The summer people (those who own houses and visit Woods Hole mostly in the summer) really know how to live — yachts waiting at the end of long deep harbor docks, vegetable gardens brimming with hyper-local fare, rose cutting gardens and tennis courts perched above private beaches.
Surrounding the charming village of Woods Hole (where the Woods Hole Inn is located) with it’s busy shops and wonderful restaurants are estates, docks and yachts that would put the most status-oriented Hamptonite’s teeth on edge.
But Woods Hole wealth is so low key that you probably have never heard of the families that reside near here, captains of industry who choose to remain anonymous, who cherish their private personas and their hidden invitation-only estates. Cape Cod has sections where it’s all about status, where public dinners in expensive and impossible-to-get-into restaurants are de rigueur (ahem, Nantucket) but Woods Hole is decidedly not one of them.

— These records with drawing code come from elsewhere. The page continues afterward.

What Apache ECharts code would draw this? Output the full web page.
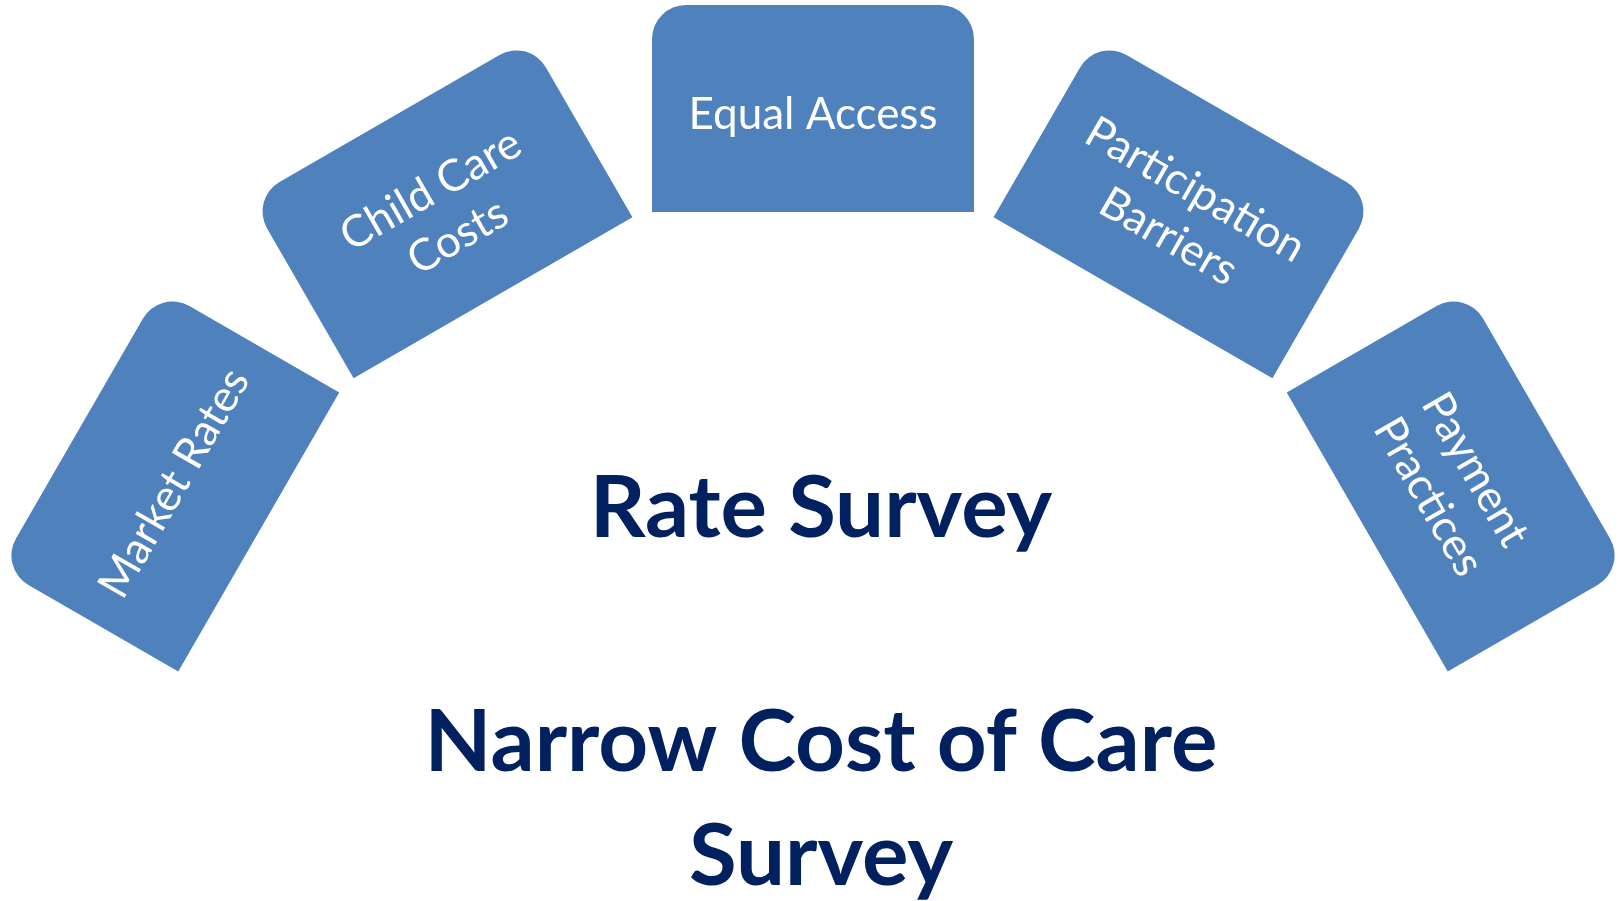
<!DOCTYPE html>
<html>
<head>
<meta charset="utf-8">
<script src="https://cdn.jsdelivr.net/npm/echarts@6/dist/echarts.min.js"></script>
<style>
html, body { margin: 0; padding: 0; background: #fff; }
#chart { width: 1621px; height: 901px; }
</style>
</head>
<body>
<div id="chart"></div>
<script>
// the five topics around the arc, left to right
var topicLabels = ['Market Rates', 'Child Care\nCosts', 'Equal Access', 'Participation\nBarriers', 'Payment\nPractices'];
// angular slot of each topic, degrees from the top (negative = left)
var topicAngles = [-60, -30, 0, 30, 60];
// texts in the middle of the arc
var centerTitles = ['Rate Survey', 'Narrow Cost of Care\nSurvey'];

var RING_INNER = 640;	// radius of the inner edge of the boxes
var RING_OUTER = 847;	// radius of the outer edge
var BOX_WIDTH = 322;
var CORNER = 34;
var BOX_COLOR = '#4F81BD';
var TITLE_COLOR = '#002060';

var chart = echarts.init(document.getElementById('chart'));

// polar data is [radius, angle]
var seriesData = topicAngles.map(function (a, i) {
	return { value: [RING_OUTER, a], name: topicLabels[i] };
});

function renderTopic(params, api) {
	var angle = api.value(1);
	var pIn = api.coord([RING_INNER, angle]);
	var pOut = api.coord([RING_OUTER, angle]);
	var dx = pOut[0] - pIn[0], dy = pOut[1] - pIn[1];
	var h = Math.sqrt(dx * dx + dy * dy);
	var w = BOX_WIDTH * h / (RING_OUTER - RING_INNER);
	return {
		type: 'group',
		x: (pIn[0] + pOut[0]) / 2,
		y: (pIn[1] + pOut[1]) / 2,
		rotation: -angle * Math.PI / 180,
		children: [{
			type: 'rect',
			shape: { x: -w / 2, y: -h / 2, width: w, height: h, r: [CORNER, CORNER, 0, 0] },
			style: { fill: BOX_COLOR }
		}, {
			type: 'text',
			x: 0,
			y: 6,
			style: {
				text: topicLabels[params.dataIndex],
				font: '44px Lato',
				fill: '#fff',
				align: 'center',
				verticalAlign: 'middle',
				lineHeight: 54
			}
		}]
	};
}

var option = {
	animation: false,
	polar: { center: [813, 852], radius: RING_OUTER },
	angleAxis: { type: 'value', min: -180, max: 180, startAngle: 270, clockwise: true, show: false },
	radiusAxis: { type: 'value', min: 0, max: RING_OUTER, show: false },
	series: [{
		type: 'custom',
		coordinateSystem: 'polar',
		renderItem: renderTopic,
		data: seriesData
	}],
	graphic: [{
		type: 'text',
		x: 821,
		y: 509,
		style: { text: centerTitles[0], font: 'bold 87px Lato', fill: TITLE_COLOR, align: 'center', verticalAlign: 'middle' }
	}, {
		type: 'text',
		x: 821,
		y: 686,
		style: { text: centerTitles[1], font: 'bold 87px Lato', fill: TITLE_COLOR, align: 'center', verticalAlign: 'top', lineHeight: 114 }
	}]
};

chart.setOption(option);
</script>
</body>
</html>
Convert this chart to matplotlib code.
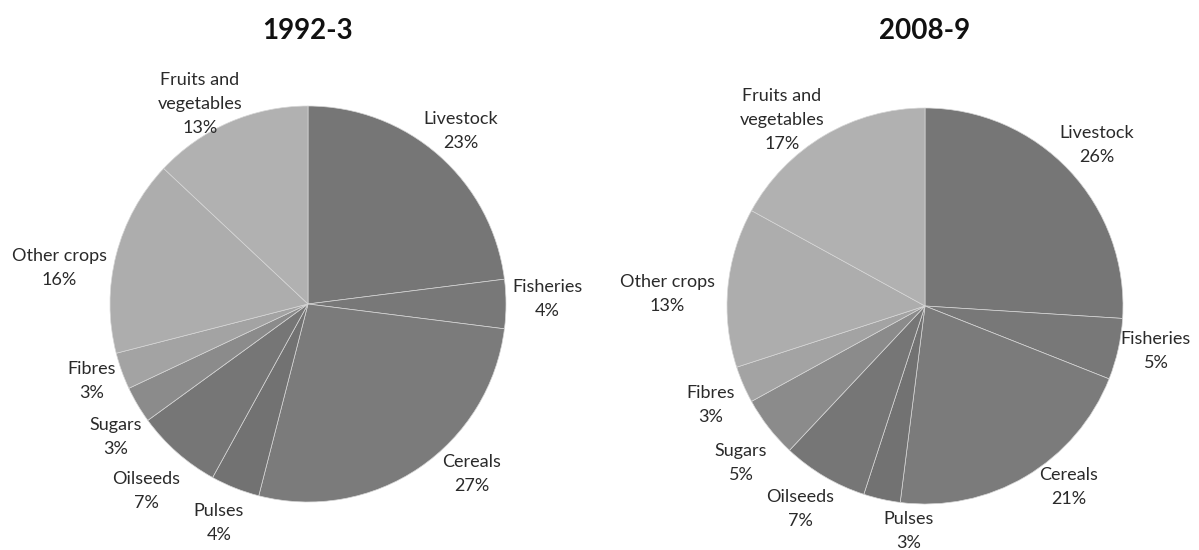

Woods Hole people are more impressed with your latest published book, your hike up Kilimanjaro or your Nobel prize than they are with the length of your driveway or the new varnish on your Woody. (Yes, that is a real Woody waiting to squire this Woods Hole family around Buzzards Bay after dinner.)
One such prominent Woods Hole clan entertains guests on a series of dark blue power yachts for sunset cruises to Vineyard Haven and Edgartown (harbor towns on nearby Martha’s Vineyard), finally acquiring so many different boats that they bought a local marina in order to dock them all nearby. Another local grande dame told me, upon touring her house laden with China Trade era antiques: “We don’t buy furniture, we have it.” The Dowager Countess on Downton Abbey could not have said it better.
But keeping it real is part of the game — I have had cocktails on the verandah of a fabulous Penzance Point house only to see it’s occupants headed out of Job Lot the next morning, arms laden with items priced at $1. Or arrived on the porch of the finest property and shared laughter and deep insights into current events along with stale saltines and watery lemonade.
This must be how the rich get richer, I muse. I just continue to feel lucky to live amongst the beauty and eccentricity that is Woods Hole — the best kept secret on Cape Cod.